We have here in Minnesota, the optimum in the theater of seasons. We start with spring when the outside world renews itself with flowers and plants that have lain hidden for months, waiting for our stars warm rays to wake them up. Streams run cold and clear with the freshest abundant water on earth. Babies of every species are born, and the birds of the air return home to nest because they know this is the place they want to be and to raise their young.  Summer is the time when the whole world comes to visit us because, well, there is nothing like a Minnesota summer. It’s the world’s playground personified. Then, as the world tilts towards winter again, the trees give us a kaleidoscope of color and warm Indian summer days linger until, at last, the whole country goes to sleep and winter settles softly over us once more.

There is a reason people settled here, and it’s not just because it was where the wagon broke down. It was fertile ground for planting crops in, and an abundance of fresh water to nurture those crops. Timber that shades us, warms us when it’s burned, and shelters us with its lumber. The world outside is a virtual zoo of birds and animals, some of them providing us with food. Yes, a lot of them do rest or migrate in the winter, but you know what? They always come back. I have traveled from the desert southwest to the swamps of Florida and the warmth of the gulf.  I have gone from the Cascades of Washington to the seashores of Southern California. But always, the places that seemed to be closest to my heart, have been the places that most resembled home.

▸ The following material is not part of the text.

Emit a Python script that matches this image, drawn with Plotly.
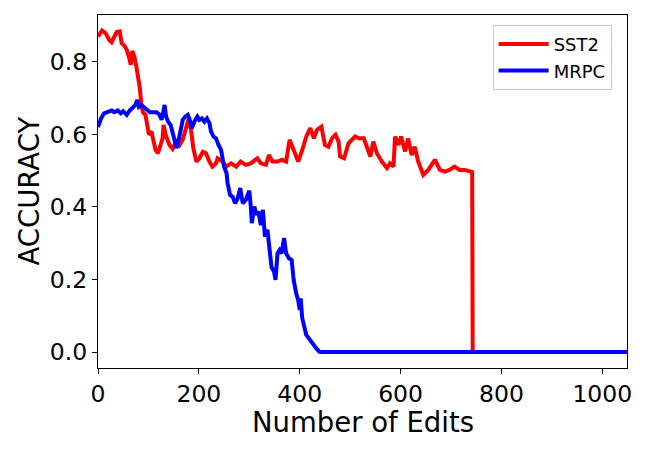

I fully realize that people all over this great country have places that they call home, and they have many reasons for putting down roots where they did. Many people from here have gone elsewhere, looking for something better—and that’s just human nature—but I have seen so many of them come right back here where they started. There is a saying, “Minnesota nice,” and I believe there is a lot of merit to that saying. I think our dispositions are shaped and influenced so much by the world around us; the people we associate with and slowly, but surely, we become a product of our environment. As I look out the window today, I see my world in this slow but sure transformation to winter, but I don’t dread it—I embrace it.